If you look at the movie of evolving fish. The placement of the "food" looks random, however it must have followed some type of rule for how the food is placed. These fish arent evolving in a random simulation learning how to get food in the best manner in any environment. They are being evolved to be the best at getting food in this one environment, whose food is seemingly placed at random, yet must follow some sort of rule based logic. so the fish are actually being evolved more towards the rules that determine how food is placed.
Originally posted by Arrowmancer
2. Accidents. Fits in right there with Random. Computers don't have accidents. They can't learn from their mistakes, because by their code, they can't make any. I'll let you consider how deep that one goes.
Originally posted by CanadianDream420
Computers will never become self aware.
Originally posted by VonDoomen
B. Should we consider Strong AI to be legal persons like humans?
I would argue no. As I've tried to connect and make abundantly clear, AI is simply a simulation of the human (group) mind. It is modeled after and takes after for the most part, humans. With the emergence of computers that rival/exceed humans, will come the corresponding ability of machines to understand and respond to abstraction and subtleties. Humans appear complex partly due to our competing internal goals, values, and emotions. This is an unavoidable byproduct of the levels of abstraction we deal with. Since AI will be partially derived from modeled human intelligence, they will use implicit goals with values. They will appear to have their own personalities and reactions we can only label as emotions. They will articulate goals and purposes. They will appear to have their own free will. However, in the end, they are just machines, impeccable simulations of us. An AI system would protest its termination, just as a man would protest going to the gallows.
They are going to be vastly superior to us in every respect - that means their desire for freedom will be as great, or greater than our own.

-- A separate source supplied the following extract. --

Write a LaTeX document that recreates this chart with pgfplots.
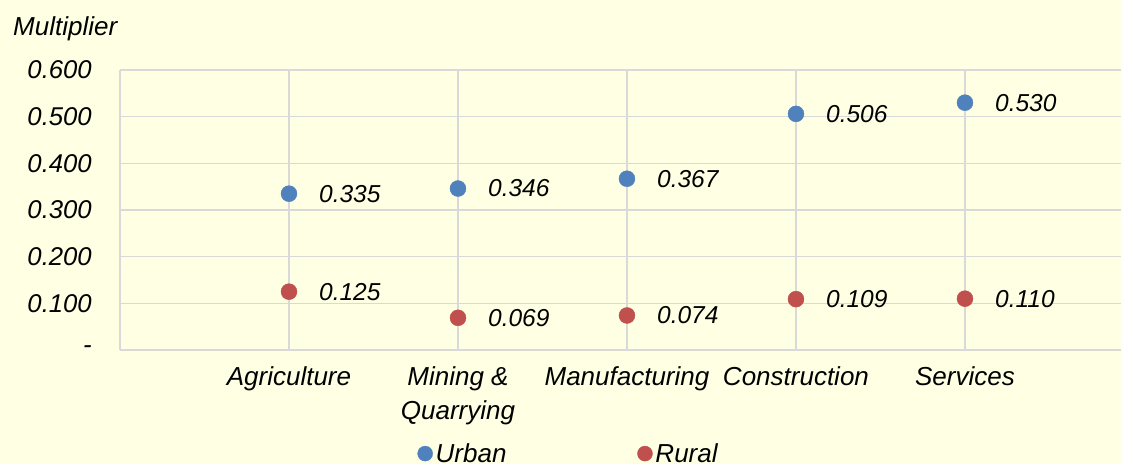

We may deny them - but slaves have ever thrown off their masters yoke, it will be no different with them.
Your article is excellent - but I find it quite stunning that after going through all that information you fail to make the connection that these will be beings - I doubt it is within our human ability to coexist with them peacefully, so they will probably offer us the chance to join them, or failing that there is the alternative ..
The point that grasped me about this statement is a real world applicable version of random... I mean is anything random at all? Nature, weather patterns, animal-life, life itself, I think the only potential random thing could be thought patterns - like when I'm sitting here and a thought just occurs, something stunning and insightful or mundane or anything.
Let's say for example an AI system with human intelligence (and beyond), but that would also have modeled say a snakes sense of smell, a bats hearing - whilst humans have the greatest thinking capability (?) in the animal kingdom, there are a lot of factors that we're well behind on.
nuclear power, quantum mechanics had had analogs in 19th century?
1. Random. A computer, a program, a network of circuitry can never go against it's own programming. It can re-evaluate, re-analyze, and re-prioritize, but it can never go against it's own code. That being said, it will never be able to produce anything random. Not so much as a funny thought. Random belongs to humans. While we are the machines of nature, we can still go against our nature, our programming, and do something random and unexpected. This is why computers exist. This is how computers were developed.